- **TASK INPUTS**:
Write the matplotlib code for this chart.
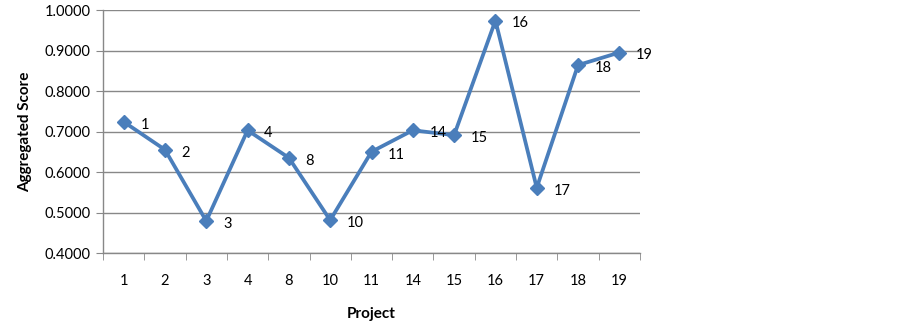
import matplotlib
matplotlib.use("Agg")
import matplotlib.pyplot as plt
import numpy as np

projects = ["1", "2", "3", "4", "8", "10", "11", "14", "15", "16", "17", "18", "19"]
scores = [0.724, 0.655, 0.479, 0.703, 0.635, 0.481, 0.650, 0.703, 0.691, 0.974, 0.561, 0.864, 0.895]
y_ticks = [0.4, 0.5, 0.6, 0.7, 0.8, 0.9, 1.0]

plt.rcParams['font.family'] = ['Lato', 'DejaVu Sans']

fig = plt.figure(figsize=(9.02, 3.23), dpi=100)
ax = fig.add_axes([103/902, 1 - 253/323, 537/902, 243/323])

x = np.arange(len(projects))
line_color = "#4A7EBB"
ax.plot(x, scores, color=line_color, lw=2.7, marker="D", ms=7.5, mfc=line_color, mec=line_color, zorder=3)

for xi, yi, lab in zip(x, scores, projects):
    ax.annotate(lab, (xi, yi), xytext=(12, -2), textcoords="offset points",
                ha="left", va="center", fontsize=10.5, color="black")

ax.set_xlim(-0.5, len(projects) - 0.5)
ax.set_ylim(0.4, 1.0)
ax.set_yticks(y_ticks)
ax.set_yticklabels([f"{v:.4f}" for v in y_ticks])
ax.set_xticks(x)
ax.set_xticklabels(projects)
ax.set_xticks(np.arange(len(projects) + 1) - 0.5, minor=True)

ax.grid(axis="y", color="#888888", lw=1.0)
ax.set_axisbelow(True)
for s in ["top", "right"]:
    ax.spines[s].set_visible(False)
for s in ["left", "bottom"]:
    ax.spines[s].set_color("#888888")
    ax.spines[s].set_linewidth(1.0)

ax.tick_params(axis="x", which="major", length=0, pad=15, labelsize=10.5)
ax.tick_params(axis="x", which="minor", length=5, color="#888888", direction="out")
ax.tick_params(axis="y", length=5, color="#888888", labelsize=10.5, pad=4)

ax.set_xlabel("Project", fontsize=11, fontweight="bold", labelpad=14)
ax.set_ylabel("Aggregated Score", fontsize=11, fontweight="bold", labelpad=9)

fig.savefig("out.png", dpi=100)
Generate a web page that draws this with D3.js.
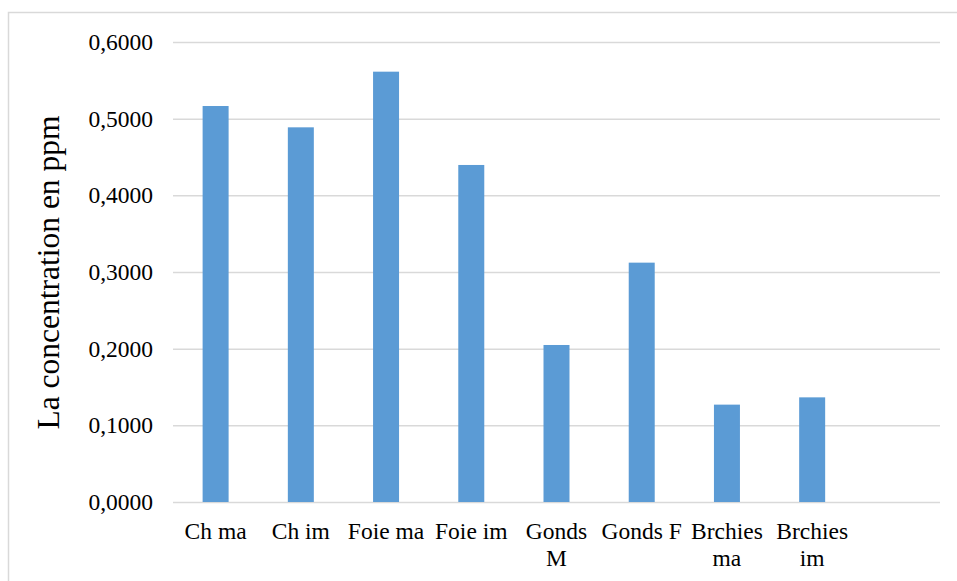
<!DOCTYPE html>
<html>
<head>
<meta charset="utf-8">
<script src="https://cdn.jsdelivr.net/npm/d3@7"></script>
<style>
  html, body { margin: 0; padding: 0; background: #fff; }
  svg { display: block; }
  svg text { font-family: "Liberation Serif", "Times New Roman", serif; }
</style>
</head>
<body>
<svg id="chart" width="957" height="581"></svg>
<script>
// Sample categories (multi-line labels) and measured concentrations (ppm)
const categories = ["Ch ma", "Ch im", "Foie ma", "Foie im", "Gonds M", "Gonds F", "Brchies ma", "Brchies im", ""];
const labelLines = [["Ch ma"], ["Ch im"], ["Foie ma"], ["Foie im"], ["Gonds", "M"], ["Gonds F"], ["Brchies", "ma"], ["Brchies", "im"], [""]];
const values = [0.5165, 0.4887, 0.5613, 0.4396, 0.2048, 0.3122, 0.1270, 0.1365];
const yTicks = [0, 0.1, 0.2, 0.3, 0.4, 0.5, 0.6];
const yTitle = "La concentration en ppm";

const svg = d3.select("#chart");
const W = 957, H = 581;
const plot = { left: 173, right: 940, top: 42, bottom: 502 };
const font = "Liberation Serif, Times New Roman, serif";

// Chart frame
svg.append("rect")
  .attr("x", 8.5).attr("y", 12.5)
  .attr("width", W + 10).attr("height", H + 10)
  .attr("fill", "#fff")
  .attr("stroke", "#d9d9d9").attr("stroke-width", 1.5);

const x = d3.scaleBand()
  .domain(categories.map((c, i) => i))
  .range([plot.left, plot.right])
  .paddingInner(0.695).paddingOuter(0.3475);

const y = d3.scaleLinear().domain([0, 0.6]).range([plot.bottom, plot.top]);

const fmt = v => d3.format(".4f")(v).replace(".", ",");

// Horizontal gridlines and value labels
const yAxis = d3.axisLeft(y).tickValues(yTicks).tickFormat(fmt)
  .tickSize(-(plot.right - plot.left)).tickPadding(20);

const gy = svg.append("g")
  .attr("transform", `translate(${plot.left},0)`)
  .call(yAxis)
  .attr("font-family", null).attr("font-size", null);
gy.select(".domain").remove();
gy.selectAll(".tick line").attr("stroke", "#d9d9d9").attr("stroke-width", 1.5);
gy.selectAll(".tick text")
  .style("font-family", font).style("font-size", "23.5px").attr("fill", "#000");

// Bars
svg.append("g").selectAll("rect")
  .data(values)
  .join("rect")
  .attr("x", (d, i) => x(i))
  .attr("width", x.bandwidth())
  .attr("y", d => y(d))
  .attr("height", d => y(0) - y(d))
  .attr("fill", "#5b9bd5");

// Category labels
const xAxis = d3.axisBottom(x).tickSize(0).tickFormat("");
const gx = svg.append("g")
  .attr("transform", `translate(0,${plot.bottom})`)
  .call(xAxis)
  .attr("font-family", null).attr("font-size", null);
gx.select(".domain").remove();
gx.selectAll(".tick").each(function(d) {
  const t = d3.select(this).append("text")
    .style("font-family", font).style("font-size", "23.5px")
    .attr("fill", "#000").attr("text-anchor", "middle");
  labelLines[d].forEach((line, k) => {
    t.append("tspan").attr("x", 0).attr("y", 37 + k * 27).text(line);
  });
});

// Y-axis title
svg.append("text")
  .attr("transform", `translate(59,${(115 + 430) / 2}) rotate(-90)`)
  .attr("text-anchor", "middle")
  .style("font-family", font).style("font-size", "31.5px")
  .attr("fill", "#000")
  .text(yTitle);
</script>
</body>
</html>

- **PROBLEM DESCRIPTION**: Reproduce the material word for word, minus the images.

- **RESPONSE BELOW**:
Write the matplotlib code for this chart.
import matplotlib
matplotlib.use("Agg")
import matplotlib.pyplot as plt
import numpy as np

projects = ["1", "2", "3", "4", "8", "10", "11", "14", "15", "16", "17", "18", "19"]
scores = [0.724, 0.655, 0.479, 0.703, 0.635, 0.481, 0.650, 0.703, 0.691, 0.974, 0.561, 0.864, 0.895]
y_ticks = [0.4, 0.5, 0.6, 0.7, 0.8, 0.9, 1.0]

plt.rcParams['font.family'] = ['Lato', 'DejaVu Sans']

fig = plt.figure(figsize=(9.02, 3.23), dpi=100)
ax = fig.add_axes([103/902, 1 - 253/323, 537/902, 243/323])

x = np.arange(len(projects))
line_color = "#4A7EBB"
ax.plot(x, scores, color=line_color, lw=2.7, marker="D", ms=7.5, mfc=line_color, mec=line_color, zorder=3)

for xi, yi, lab in zip(x, scores, projects):
    ax.annotate(lab, (xi, yi), xytext=(12, -2), textcoords="offset points",
                ha="left", va="center", fontsize=10.5, color="black")

ax.set_xlim(-0.5, len(projects) - 0.5)
ax.set_ylim(0.4, 1.0)
ax.set_yticks(y_ticks)
ax.set_yticklabels([f"{v:.4f}" for v in y_ticks])
ax.set_xticks(x)
ax.set_xticklabels(projects)
ax.set_xticks(np.arange(len(projects) + 1) - 0.5, minor=True)

ax.grid(axis="y", color="#888888", lw=1.0)
ax.set_axisbelow(True)
for s in ["top", "right"]:
    ax.spines[s].set_visible(False)
for s in ["left", "bottom"]:
    ax.spines[s].set_color("#888888")
    ax.spines[s].set_linewidth(1.0)

ax.tick_params(axis="x", which="major", length=0, pad=15, labelsize=10.5)
ax.tick_params(axis="x", which="minor", length=5, color="#888888", direction="out")
ax.tick_params(axis="y", length=5, color="#888888", labelsize=10.5, pad=4)

ax.set_xlabel("Project", fontsize=11, fontweight="bold", labelpad=14)
ax.set_ylabel("Aggregated Score", fontsize=11, fontweight="bold", labelpad=9)

fig.savefig("out.png", dpi=100)
Generate a web page that draws this with D3.js.
<!DOCTYPE html>
<html>
<head>
<meta charset="utf-8">
<script src="https://cdn.jsdelivr.net/npm/d3@7"></script>
<style>
  html, body { margin: 0; padding: 0; background: #fff; }
  svg { display: block; }
  svg text { font-family: "Liberation Serif", "Times New Roman", serif; }
</style>
</head>
<body>
<svg id="chart" width="957" height="581"></svg>
<script>
// Sample categories (multi-line labels) and measured concentrations (ppm)
const categories = ["Ch ma", "Ch im", "Foie ma", "Foie im", "Gonds M", "Gonds F", "Brchies ma", "Brchies im", ""];
const labelLines = [["Ch ma"], ["Ch im"], ["Foie ma"], ["Foie im"], ["Gonds", "M"], ["Gonds F"], ["Brchies", "ma"], ["Brchies", "im"], [""]];
const values = [0.5165, 0.4887, 0.5613, 0.4396, 0.2048, 0.3122, 0.1270, 0.1365];
const yTicks = [0, 0.1, 0.2, 0.3, 0.4, 0.5, 0.6];
const yTitle = "La concentration en ppm";

const svg = d3.select("#chart");
const W = 957, H = 581;
const plot = { left: 173, right: 940, top: 42, bottom: 502 };
const font = "Liberation Serif, Times New Roman, serif";

// Chart frame
svg.append("rect")
  .attr("x", 8.5).attr("y", 12.5)
  .attr("width", W + 10).attr("height", H + 10)
  .attr("fill", "#fff")
  .attr("stroke", "#d9d9d9").attr("stroke-width", 1.5);

const x = d3.scaleBand()
  .domain(categories.map((c, i) => i))
  .range([plot.left, plot.right])
  .paddingInner(0.695).paddingOuter(0.3475);

const y = d3.scaleLinear().domain([0, 0.6]).range([plot.bottom, plot.top]);

const fmt = v => d3.format(".4f")(v).replace(".", ",");

// Horizontal gridlines and value labels
const yAxis = d3.axisLeft(y).tickValues(yTicks).tickFormat(fmt)
  .tickSize(-(plot.right - plot.left)).tickPadding(20);

const gy = svg.append("g")
  .attr("transform", `translate(${plot.left},0)`)
  .call(yAxis)
  .attr("font-family", null).attr("font-size", null);
gy.select(".domain").remove();
gy.selectAll(".tick line").attr("stroke", "#d9d9d9").attr("stroke-width", 1.5);
gy.selectAll(".tick text")
  .style("font-family", font).style("font-size", "23.5px").attr("fill", "#000");

// Bars
svg.append("g").selectAll("rect")
  .data(values)
  .join("rect")
  .attr("x", (d, i) => x(i))
  .attr("width", x.bandwidth())
  .attr("y", d => y(d))
  .attr("height", d => y(0) - y(d))
  .attr("fill", "#5b9bd5");

// Category labels
const xAxis = d3.axisBottom(x).tickSize(0).tickFormat("");
const gx = svg.append("g")
  .attr("transform", `translate(0,${plot.bottom})`)
  .call(xAxis)
  .attr("font-family", null).attr("font-size", null);
gx.select(".domain").remove();
gx.selectAll(".tick").each(function(d) {
  const t = d3.select(this).append("text")
    .style("font-family", font).style("font-size", "23.5px")
    .attr("fill", "#000").attr("text-anchor", "middle");
  labelLines[d].forEach((line, k) => {
    t.append("tspan").attr("x", 0).attr("y", 37 + k * 27).text(line);
  });
});

// Y-axis title
svg.append("text")
  .attr("transform", `translate(59,${(115 + 430) / 2}) rotate(-90)`)
  .attr("text-anchor", "middle")
  .style("font-family", font).style("font-size", "31.5px")
  .attr("fill", "#000")
  .text(yTitle);
</script>
</body>
</html>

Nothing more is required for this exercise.